Trading day 16 April 2024, Day Ahead traded product (page 22, paragraph 52):

The 16 April trading day appears to follow the same broad pattern identified in the other trading days. MEKH treated the sell side as the genuine side and the buy-side order as the alleged non-genuine side. The authority considered that the buy-side order was capable of influencing another market participant’s behaviour and was followed by execution on the opposite side.

MEKH also noted that not every primary indicator was equally strong. In particular, one of the conditions for identifying a non-genuine order was not fully met because the ratio between cumulative order volume on the alleged non-genuine side and executed volume on the genuine side was low. The authority therefore relied on supplementary indicators to support its conclusion, including order duration, execution behaviour and the broader pattern of trading.

Trading day 26 April 2024, Day Ahead traded product (page 23, paragraph 53):

On 26 April 2024, the trader submitted buy-side orders that MEKH considered capable of eliciting a response from other market participants. When the market did not react, the trader cancelled and resubmitted the buy-side orders with amended characteristics, including larger displayed quantity and, in one instance, hidden quantity.

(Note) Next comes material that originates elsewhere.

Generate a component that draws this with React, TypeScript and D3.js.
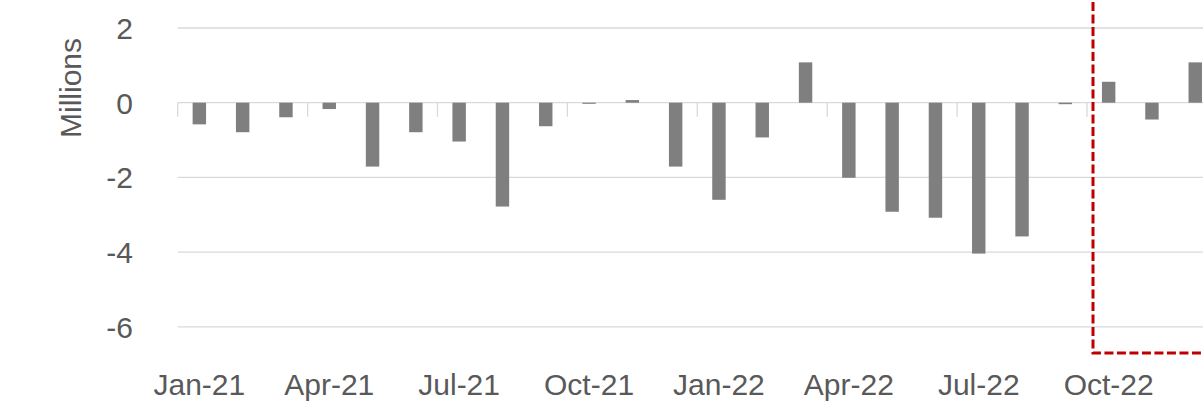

No market participant responded in a way that resulted in execution. However, MEKH did not treat the absence of execution as determinative. Instead, it assessed the duration of the buy-side orders, their lack of execution, and their relationship to the trader’s sell-side interest. MEKH concluded that the trader’s genuine economic interest was on the sell side, while the buy-side activity was capable of influencing market price, demand or liquidity.

Trading day 27 August 2024, Day Ahead traded product (page 24, paragraph 54):

On 27 August 2024, MEKH identified a similar pattern, although the evidence of market impact was less direct than in some of the earlier examples. The trader placed buy-side orders that were later cancelled before the relevant transaction occurred. MEKH considered that it could not be ruled out that these orders influenced other market participants’ perception of the market.

Following the trader’s buy-side activity, another market participant submitted a bid, which the trader then improved. A sell-side transaction was concluded shortly afterwards, and the buy-side order was later cancelled. MEKH recognised that the longer interval between the alleged non-genuine buy-side orders and the transaction made the evidence of effect weaker than in other cases, but nevertheless considered the sequence consistent with the broader pattern of spoofing-type behaviour.

Trading day 30 April 2024, Within Day traded product (page 25, paragraph 55)

On 30 April 2024, the trader was active on the sell side throughout the day, which MEKH treated as the genuine side. On the alleged non-genuine side, the trader placed a buy-side order for the 17-hour product. The trader amended the buy order shortly after submission and later cancelled it. No transaction occurred in that sequence, and the related sell-side order was also cancelled after the market did not react.

Shortly afterwards, the trader executed a transaction in the 18-hour product. MEKH treated the 30 April sequence as similar to the 25 April example: the order sequence did not result in a transaction, but the authority considered the conduct capable of giving a false or misleading signal. The case therefore illustrates MEKH’s focus on the full order lifecycle and observable indicators of genuine execution intention, rather than only on whether a transaction occurred.